Molecular and catalytic properties of mitochondrial (ketogenic) 3-hydroxy-3-methylglutaryl coenzyme A synthase of liver.

Mitochondrial 3-hydroxy-3-methylglutaryl-CoA synthase has been purified to homogeneity from avian liver. The enzyme in dilute phosphate buffer, pH 7.0, has an S20,w of 5.7 S and a molecular weight of 105,000 determined by sedimentation equilibrium; the presence of 0.1 M KCl causes dissociation to a form one-half that size, i.e. about 57,000 daltons. Since the subunit molecular weight of the synthase determined by the dodecyl sulfate acrylamide gel method is 53,000, it appears that the native enzyme is a dimer composed of weight-homogeneous subunits. A number of molecular and catalytic properties allow the mitochondrial and cytoplasmic 3-hydroxy-3-methylglutaryl-CoA synthases to be distinguished.

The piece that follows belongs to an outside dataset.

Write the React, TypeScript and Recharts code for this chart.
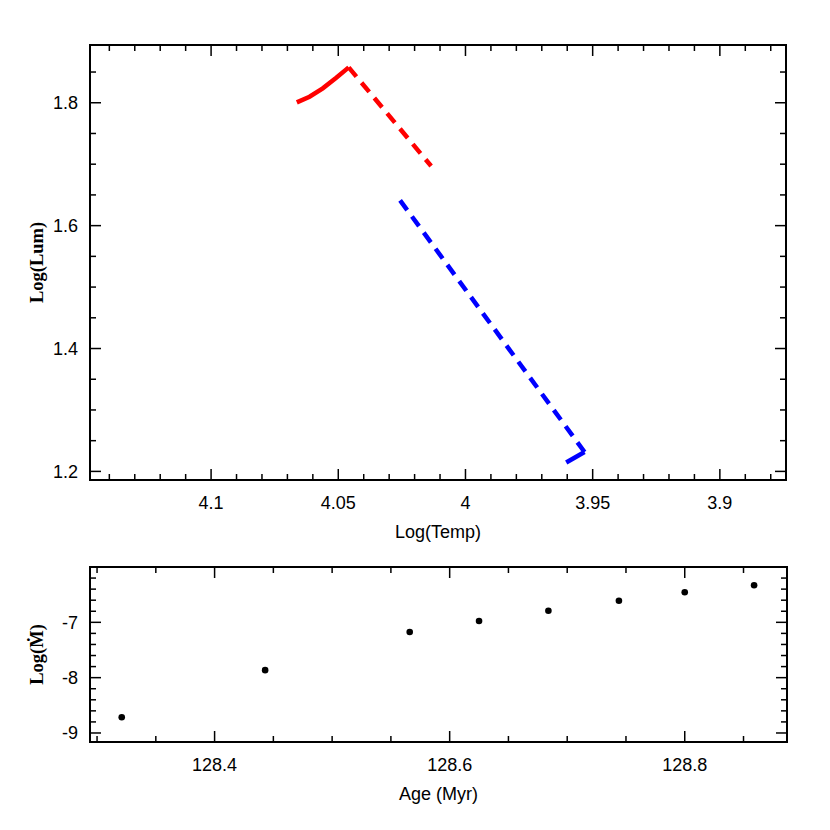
import { ComposedChart, Line, Scatter, XAxis, YAxis, ReferenceArea, Label } from "recharts";

// HR diagram tracks (log T, log L)
const redSolidTemp = [4.0663, 4.0613, 4.0561, 4.0508, 4.0459];
const redSolidLum = [1.8006, 1.8098, 1.8234, 1.8407, 1.8576];
const redDashTemp = [4.0459, 4.0135];
const redDashLum = [1.8576, 1.697];
const blueDashTemp = [3.9532, 4.0263];
const blueDashLum = [1.2315, 1.6445];
const blueSolidTemp = [3.9532, 3.9604];
const blueSolidLum = [1.2315, 1.2146];

// mass loss rate vs age
const ages = [128.321, 128.443, 128.566, 128.625, 128.684, 128.744, 128.8, 128.859];
const logMdot = [-8.716, -7.864, -7.176, -6.976, -6.79, -6.61, -6.457, -6.33];

// axes
const tempDomain = [3.874, 4.1476];
const lumDomain = [1.186, 1.894];
const tempMajor = [4.1, 4.05, 4, 3.95, 3.9];
const tempMinor = [4.14, 4.13, 4.12, 4.11, 4.09, 4.08, 4.07, 4.06, 4.04, 4.03, 4.02, 4.01, 3.99, 3.98, 3.97, 3.96, 3.94, 3.93, 3.92, 3.91, 3.89, 3.88];
const lumMajor = [1.8, 1.6, 1.4, 1.2];
const lumMinor = [1.85, 1.75, 1.7, 1.65, 1.55, 1.5, 1.45, 1.35, 1.3, 1.25];

const ageDomain = [128.294, 128.887];
const mdotDomain = [-9.163, -6.0];
const ageMajor = [128.4, 128.6, 128.8];
const ageMinor = [128.3, 128.35, 128.45, 128.5, 128.55, 128.65, 128.7, 128.75, 128.85];
const mdotMajor = [-7, -8, -9];
const mdotMinor = [-6.2, -6.4, -6.6, -6.8, -7.2, -7.4, -7.6, -7.8, -8.2, -8.4, -8.6, -8.8];

const toPts = (t: number[], l: number[]) => t.map((v, i) => ({ t: v, l: l[i] }));

const SANS = "'Liberation Sans', Arial, sans-serif";
const SERIF = "'Liberation Serif', 'Times New Roman', serif";
const MAJOR = 11;
const MINOR = 6;

const isIn = (arr: number[], v: number) => arr.some((m) => Math.abs(m - v) < 1e-9);

const xTick = (majors: number[], plotTop: number) => (props: any) => {
  const { x, y, payload } = props;
  const major = isIn(majors, payload.value);
  const len = major ? MAJOR : MINOR;
  return (
    <g>
      <line x1={x} y1={y} x2={x} y2={y - len} stroke="#000" strokeWidth={1.5} />
      <line x1={x} y1={plotTop} x2={x} y2={plotTop + len} stroke="#000" strokeWidth={1.5} />
      {major && (
        <text x={x} y={y + 29} textAnchor="middle" fontFamily={SANS} fontSize={18} fill="#000">
          {String(payload.value)}
        </text>
      )}
    </g>
  );
};

const yTick = (majors: number[], plotRight: number) => (props: any) => {
  const { x, y, payload } = props;
  const major = isIn(majors, payload.value);
  const len = major ? MAJOR : MINOR;
  return (
    <g>
      <line x1={x} y1={y} x2={x + len} y2={y} stroke="#000" strokeWidth={1.5} />
      <line x1={plotRight} y1={y} x2={plotRight - len} y2={y} stroke="#000" strokeWidth={1.5} />
      {major && (
        <text x={x - 12} y={y + 6.5} textAnchor="end" fontFamily={SANS} fontSize={18} fill="#000">
          {String(payload.value)}
        </text>
      )}
    </g>
  );
};

const yTitle = (text: string) => (props: any) => {
  const vb = props.viewBox;
  const cx = vb.x + vb.width - 53;
  const cy = vb.y + vb.height / 2;
  return (
    <text x={cx} y={cy} transform={`rotate(-90 ${cx} ${cy})`} textAnchor="middle" dominantBaseline="central"
      fontFamily={SERIF} fontWeight="bold" fontSize={18.5} fill="#000">
      {text}
    </text>
  );
};

const xTitle = (text: string) => (props: any) => {
  const vb = props.viewBox;
  return (
    <text x={vb.x + vb.width / 2} y={vb.y + 58} textAnchor="middle" fontFamily={SANS} fontSize={18} fill="#000">
      {text}
    </text>
  );
};

export default function App() {
  const topMargin = { top: 45, right: 44, bottom: 74, left: 89 };
  const botMargin = { top: 12, right: 43, bottom: 87, left: 89 };

  return (
    <div style={{ position: "absolute", left: 0, top: 0, width: 830, height: 830, background: "#fff" }}>
      <div style={{ position: "absolute", left: 0, top: 0 }}>
        <ComposedChart width={830} height={555} margin={topMargin}>
          <XAxis xAxisId="t" dataKey="t" type="number" domain={tempDomain} allowDataOverflow reversed
            ticks={[...tempMajor, ...tempMinor]} interval={0} height={1} tickSize={0} tickMargin={0}
            axisLine={false} tickLine={false} tick={xTick(tempMajor, topMargin.top)}>
            <Label content={xTitle("Log(Temp)")} />
          </XAxis>
          <YAxis yAxisId="l" dataKey="l" type="number" domain={lumDomain} allowDataOverflow
            ticks={[...lumMajor, ...lumMinor]} interval={0} width={1} tickSize={0} tickMargin={0}
            axisLine={false} tickLine={false} tick={yTick(lumMajor, 830 - topMargin.right)}>
            <Label content={yTitle("Log(Lum)")} />
          </YAxis>
          <Line xAxisId="t" yAxisId="l" data={toPts(redSolidTemp, redSolidLum)} dataKey="l" type="linear"
            stroke="#ff0000" strokeWidth={4.5} dot={false} isAnimationActive={false} />
          <Line xAxisId="t" yAxisId="l" data={toPts(redDashTemp, redDashLum)} dataKey="l" type="linear"
            stroke="#ff0000" strokeWidth={4.5} strokeDasharray="12 8" dot={false} isAnimationActive={false} />
          <Line xAxisId="t" yAxisId="l" data={toPts(blueDashTemp, blueDashLum)} dataKey="l" type="linear"
            stroke="#0000ff" strokeWidth={4.5} strokeDasharray="12 8" dot={false} isAnimationActive={false} />
          <Line xAxisId="t" yAxisId="l" data={toPts(blueSolidTemp, blueSolidLum)} dataKey="l" type="linear"
            stroke="#0000ff" strokeWidth={4.5} dot={false} isAnimationActive={false} />
          <ReferenceArea xAxisId="t" yAxisId="l" x1={tempDomain[0]} x2={tempDomain[1]} y1={lumDomain[0]} y2={lumDomain[1]}
            fill="none" stroke="#000" strokeWidth={2} ifOverflow="visible" />
        </ComposedChart>
      </div>
      <div style={{ position: "absolute", left: 0, top: 555 }}>
        <ComposedChart width={830} height={275} margin={botMargin}>
          <XAxis xAxisId="a" dataKey="age" type="number" domain={ageDomain} allowDataOverflow
            ticks={[...ageMajor, ...ageMinor]} interval={0} height={1} tickSize={0} tickMargin={0}
            axisLine={false} tickLine={false} tick={xTick(ageMajor, botMargin.top)}>
            <Label content={xTitle("Age (Myr)")} />
          </XAxis>
          <YAxis yAxisId="m" dataKey="m" type="number" domain={mdotDomain} allowDataOverflow
            ticks={[...mdotMajor, ...mdotMinor]} interval={0} width={1} tickSize={0} tickMargin={0}
            axisLine={false} tickLine={false} tick={yTick(mdotMajor, 830 - botMargin.right)}>
            <Label content={yTitle("Log(\u1E40)")} />
          </YAxis>
          <Scatter xAxisId="a" yAxisId="m" data={ages.map((a, i) => ({ age: a, m: logMdot[i] }))} dataKey="m"
            isAnimationActive={false}
            shape={(p: any) => <circle cx={p.cx} cy={p.cy} r={3.3} fill="#000" />} />
          <ReferenceArea xAxisId="a" yAxisId="m" x1={ageDomain[0]} x2={ageDomain[1]} y1={mdotDomain[0]} y2={mdotDomain[1]}
            fill="none" stroke="#000" strokeWidth={2} ifOverflow="visible" />
        </ComposedChart>
      </div>
    </div>
  );
}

The pI of the homogeneous mitochondrial enzyme is 7. 2. This value, while identical to that of the single isoelectric-focusing species of broken mitochondrial preparations, differs from those of the multiple 3-hydroxy-3-methylglutaryl-CoA synthases found in the cytoplasmic fraction which exhibit pI values of 4.8 and 6. 7. Rabbit antibodies against the purified mitochondrial synthase are capable of precipitating the mitochondrial, but not the cytoplasmic, synthase(s) of avian liver. Finally, the synthase differ kinetically in their responses to divalent magnesium ion, the mitochondrial enzyme being inhibited and the cytoplasmic enzyme(s) activated. It is proposed that the mitochondrial 3-hydroxy-3-methylglutaryl-CoA synthase of liver functions in ketogenesis while its cytoplasmic counterpart participates in cholesterogenesis (Clinken-Beard, K. D., Sugiyama, T., Reed, W. D. and Lane, M.D. (1975) J. Biol. Chem. 250, 3124-3134).[1]